▼▼▼
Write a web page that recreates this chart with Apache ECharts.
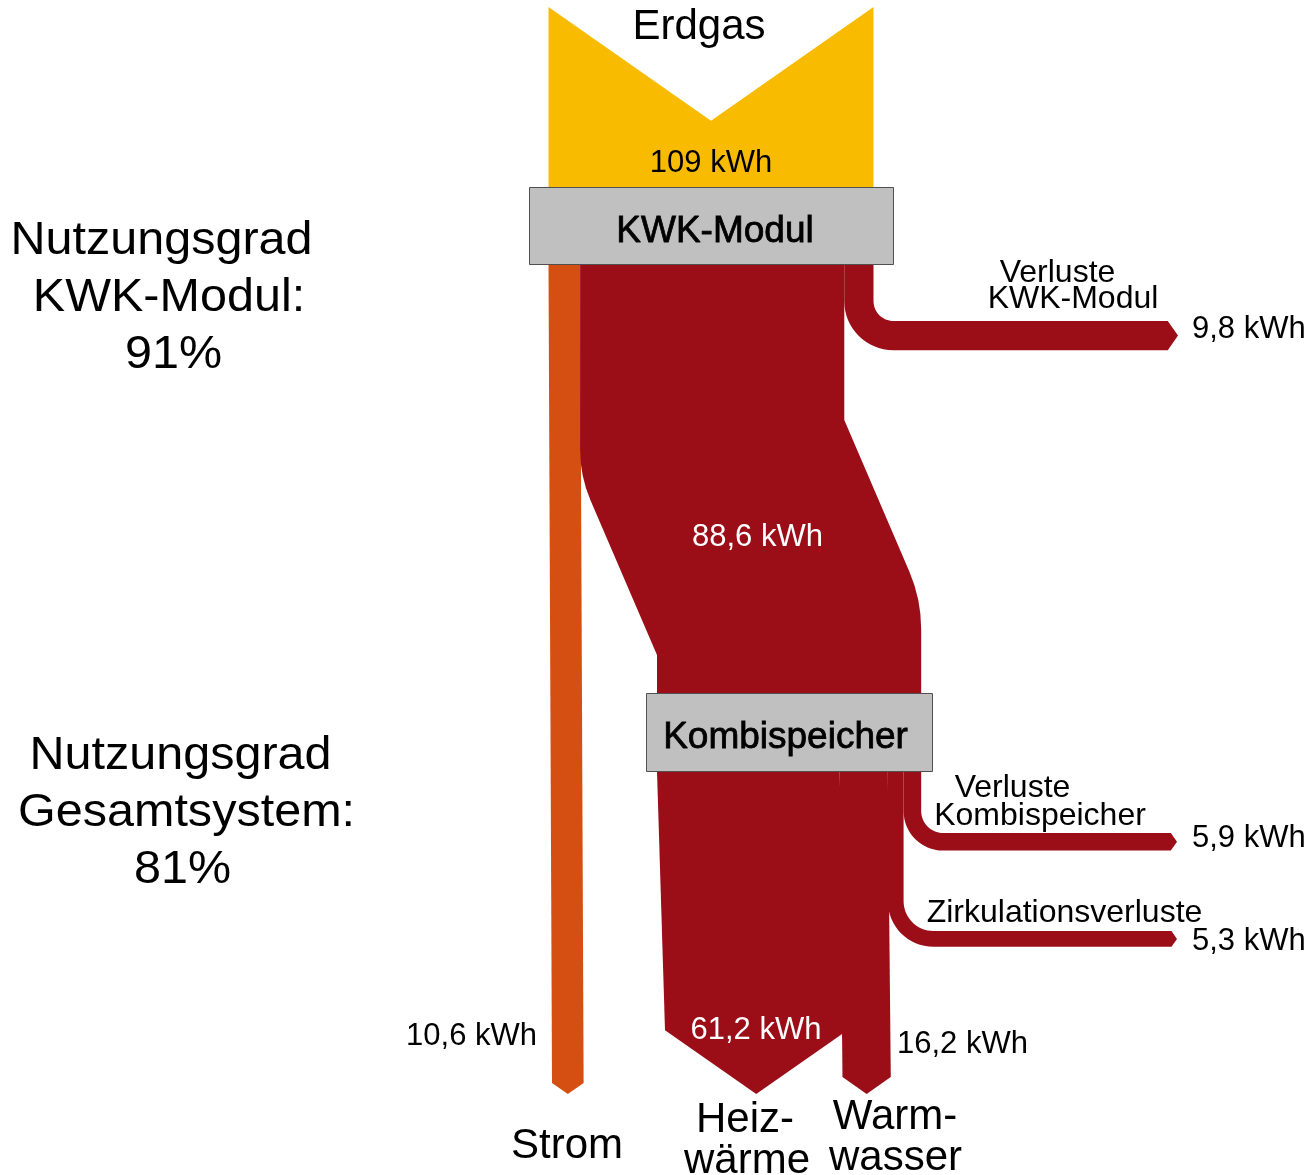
<!DOCTYPE html>
<html>

<head>
    <meta charset="utf-8" />
    <script src="https://cdn.jsdelivr.net/npm/echarts@6/dist/echarts.min.js"></script>
</head>

<body style="margin:0">
    <div id="main" style="width: 1312px; height: 1175px;"></div>
    <script type="text/javascript">
        // Energieflüsse (kWh)
        var flowNames = ['Erdgas', 'Strom', 'Wärme KWK', 'Verluste KWK-Modul', 'Heizwärme', 'Warmwasser', 'Zirkulationsverluste', 'Verluste Kombispeicher'];
        var flowValues = [109, 10.6, 88.6, 9.8, 61.2, 16.2, 5.3, 5.9];
        var flowLabels = ['Erdgas', 'Strom', '', 'Verluste\nKWK-Modul', 'Heiz-\nwärme', 'Warm-\nwasser', 'Zirkulationsverluste', 'Verluste\nKombispeicher'];
        var nodeNames = ['KWK-Modul', 'Kombispeicher'];
        var efficiencyTitles = ['Nutzungsgrad\nKWK-Modul:', 'Nutzungsgrad\nGesamtsystem:'];
        var efficiencyValues = [91, 81];

        var FONT = '"Liberation Sans", Arial, Helvetica, sans-serif';
        var YELLOW = '#f9bb00', RED = '#9b0e18', ORANGE = '#d64f12';
        var flowColors = [YELLOW, ORANGE, RED, RED, RED, RED, RED, RED];

        // Layout (Achsen = Pixel, px pro kWh)
        var K = 325 / 109;
        var ARROW = 0.7;
        var L = {
            gasX: 548.5, gasTop: 7, kwkTop: 187, kwkBottom: 264,
            kombiX: 657, kombiTop: 693, kombiBottom: 771, tipY: 1094,
            main: { leftBend: 476, rightBend: 420, diagDy: 179, rLeft: 26, rRight: 30 }
        };
        var flowShape = [
            { kind: 'source' },
            { kind: 'down', shift: 3.5 },
            { kind: 'main' },
            { kind: 'loss', y: 321, r: 20, tip: 1178 },
            { kind: 'down', shift: 8 },
            { kind: 'down', shift: 3 },
            { kind: 'loss', y: 931, r: 30, tip: 1177 },
            { kind: 'loss', y: 833, r: 22, tip: 1177 }
        ];
        // Wertbeschriftung: x, y, Ausrichtung, Farbe
        var valuePos = [[711, 161, 'center', '#000'], [537, 1034, 'right', '#000'], [757.5, 535, 'center', '#fff'],
            [1192, 327, 'left', '#000'], [756, 1028, 'center', '#fff'], [897, 1042, 'left', '#000'],
            [1192, 939, 'left', '#000'], [1192, 836, 'left', '#000']];
        // Namensbeschriftung je Zeile: [x, y], Schriftgröße
        var namePos = [[[699, 24]], [[567, 1143]], [], [[1057.5, 271], [1073, 297]],
            [[745, 1117], [747, 1158]], [[895, 1114], [895.5, 1155]], [[1064.5, 911]], [[1012.5, 786], [1040, 814]]];
        var nameSize = [42, 42, 32, 32, 42, 42, 32, 32];
        var nodeBoxes = [{ x: 529, y: 187, w: 364, h: 77, tx: 715 }, { x: 646, y: 693, w: 286, h: 78, tx: 785.5 }];
        var effPos = [[[161.5, 238], [169, 295], [173.5, 352]], [[180.5, 753], [186.5, 810], [182.5, 867]]];

        // x-Positionen gestapelt aus den Werten
        var flowX = [];
        flowX[0] = L.gasX;
        flowX[1] = L.gasX;
        flowX[2] = flowX[1] + flowValues[1] * K;
        flowX[3] = flowX[2] + flowValues[2] * K;
        flowX[4] = L.kombiX;
        flowX[5] = flowX[4] + flowValues[4] * K;
        flowX[6] = flowX[5] + flowValues[5] * K;
        flowX[7] = flowX[6] + flowValues[6] * K;

        function fmt(v) {
            return String(v).replace('.', ',') + ' kWh';
        }

        function toPath(cmds, api) {
            return cmds.map(function (c) {
                var out = [c[0]];
                for (var k = 1; k < c.length; k += 2) {
                    var p = api.coord([c[k], c[k + 1]]);
                    out.push(p[0].toFixed(2), p[1].toFixed(2));
                }
                return out.join(' ');
            }).join(' ');
        }

        function text(api, str, x, y, size, align, color, heavy, sx) {
            var p = api.coord([x, y + size * 0.08]);
            var st = {
                text: str, x: 0, y: 0, fill: color || '#000', fontSize: size, fontFamily: FONT,
                align: align || 'center', verticalAlign: 'middle'
            };
            if (heavy) {
                st.stroke = color || '#000';
                st.lineWidth = 0.8;
            }
            return { type: 'text', x: p[0], y: p[1], scaleX: sx || 1, style: st };
        }

        var KAPPA = 0.5523;

        function renderFlow(params, api) {
            var i = params.dataIndex;
            var v = api.value(1);
            var w = v * K;
            var x0 = flowX[i], x1 = x0 + w;
            var s = flowShape[i];
            var d;
            if (s.kind === 'source') {
                var t = L.gasTop, b = L.kwkTop;
                d = [['M', x0, t], ['L', (x0 + x1) / 2, t + ARROW * w / 2], ['L', x1, t], ['L', x1, b], ['L', x0, b], ['Z']];
            } else if (s.kind === 'down') {
                var top = i === 1 ? L.kwkBottom : L.kombiBottom;
                var sh = L.tipY - ARROW * w / 2;
                d = [['M', x0, top], ['L', x1, top], ['L', x1 + s.shift, sh], ['L', (x0 + x1) / 2 + s.shift, L.tipY],
                    ['L', x0 + s.shift, sh], ['Z']];
            } else if (s.kind === 'main') {
                var m = L.main;
                var dx = L.kombiX - x0;
                var len = Math.sqrt(dx * dx + m.diagDy * m.diagDy);
                var ux = dx / len, uy = m.diagDy / len;
                var cRx = x1 + dx, cRy = m.rightBend + m.diagDy;
                d = [['M', x0, L.kwkBottom], ['L', x1, L.kwkBottom], ['L', x1, m.rightBend],
                    ['L', cRx - m.rRight * ux, cRy - m.rRight * uy], ['Q', cRx, cRy, cRx, cRy + m.rRight],
                    ['L', cRx, L.kombiTop], ['L', x0 + dx, L.kombiTop], ['L', x0 + dx, m.leftBend + m.diagDy],
                    ['L', x0 + m.rLeft * ux, m.leftBend + m.rLeft * uy], ['Q', x0, m.leftBend, x0, m.leftBend - m.rLeft], ['Z']];
            } else {
                var top2 = i === 3 ? L.kwkBottom : L.kombiBottom;
                var hy = s.y, r = s.r, ro = r + w;
                var sx = s.tip - ARROW * w / 2;
                d = [['M', x0, top2], ['L', x1, top2], ['L', x1, hy - r],
                    ['C', x1, hy - r + KAPPA * r, x1 + r - KAPPA * r, hy, x1 + r, hy],
                    ['L', sx, hy], ['L', s.tip, hy + w / 2], ['L', sx, hy + w], ['L', x1 + r, hy + w],
                    ['C', x1 + r - KAPPA * ro, hy + w, x0, hy - r + KAPPA * ro, x0, hy - r], ['Z']];
            }
            var children = [{ type: 'path', shape: { pathData: toPath(d, api) }, style: { fill: flowColors[i] } }];
            var vp = valuePos[i];
            children.push(text(api, fmt(v), vp[0], vp[1], 31, vp[2], vp[3]));
            var lines = flowLabels[i] ? flowLabels[i].split('\n') : [];
            lines.forEach(function (ln, k) {
                var np = namePos[i][k];
                children.push(text(api, ln, np[0], np[1], nameSize[i], 'center', '#000'));
            });
            return { type: 'group', children: children };
        }

        function renderNode(params, api) {
            var i = params.dataIndex;
            var b = nodeBoxes[i];
            var p0 = api.coord([b.x, b.y]), p1 = api.coord([b.x + b.w, b.y + b.h]);
            var children = [{
                type: 'rect',
                shape: { x: p0[0] + 0.5, y: p0[1] + 0.5, width: p1[0] - p0[0], height: p1[1] - p0[1] },
                style: { fill: '#c0c0c0', stroke: '#505050', lineWidth: 1 }
            }];
            children.push(text(api, nodeNames[i], b.tx, b.y + b.h / 2 + 3, 37, 'center', '#000', true));
            var lines = efficiencyTitles[i].split('\n').concat([efficiencyValues[i] + '%']);
            lines.forEach(function (ln, k) {
                var ep = effPos[i][k];
                children.push(text(api, ln, ep[0], ep[1], 46, 'center', '#000', false, 1.055));
            });
            return { type: 'group', children: children };
        }

        var myChart = echarts.init(document.getElementById('main'));
        var option = {
            backgroundColor: '#fff',
            animation: false,
            grid: { left: 0, right: 0, top: 0, bottom: 0 },
            xAxis: { type: 'value', min: 0, max: 1312, show: false },
            yAxis: { type: 'value', min: 0, max: 1175, inverse: true, show: false },
            series: [
                {
                    type: 'custom',
                    name: 'Flüsse',
                    renderItem: renderFlow,
                    data: flowValues.map(function (v, i) { return { name: flowNames[i], value: [i, v] }; })
                },
                {
                    type: 'custom',
                    name: 'Knoten',
                    renderItem: renderNode,
                    data: nodeNames.map(function (n, i) { return { name: n, value: [i, efficiencyValues[i]] }; })
                }
            ]
        };
        myChart.setOption(option);
    </script>
</body>

</html>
▲▲▲
Leave out the pictures and repeat exactly the lines from the start of the material through the line that contains "var flowColors = [YELLOW, ORANGE, RED, RED, RED, RED, RED, RED];", both included.

» OUTPUT OF THE TASK
Write a web page that recreates this chart with Apache ECharts.
<!DOCTYPE html>
<html>

<head>
    <meta charset="utf-8" />
    <script src="https://cdn.jsdelivr.net/npm/echarts@6/dist/echarts.min.js"></script>
</head>

<body style="margin:0">
    <div id="main" style="width: 1312px; height: 1175px;"></div>
    <script type="text/javascript">
        // Energieflüsse (kWh)
        var flowNames = ['Erdgas', 'Strom', 'Wärme KWK', 'Verluste KWK-Modul', 'Heizwärme', 'Warmwasser', 'Zirkulationsverluste', 'Verluste Kombispeicher'];
        var flowValues = [109, 10.6, 88.6, 9.8, 61.2, 16.2, 5.3, 5.9];
        var flowLabels = ['Erdgas', 'Strom', '', 'Verluste\nKWK-Modul', 'Heiz-\nwärme', 'Warm-\nwasser', 'Zirkulationsverluste', 'Verluste\nKombispeicher'];
        var nodeNames = ['KWK-Modul', 'Kombispeicher'];
        var efficiencyTitles = ['Nutzungsgrad\nKWK-Modul:', 'Nutzungsgrad\nGesamtsystem:'];
        var efficiencyValues = [91, 81];

        var FONT = '"Liberation Sans", Arial, Helvetica, sans-serif';
        var YELLOW = '#f9bb00', RED = '#9b0e18', ORANGE = '#d64f12';
        var flowColors = [YELLOW, ORANGE, RED, RED, RED, RED, RED, RED];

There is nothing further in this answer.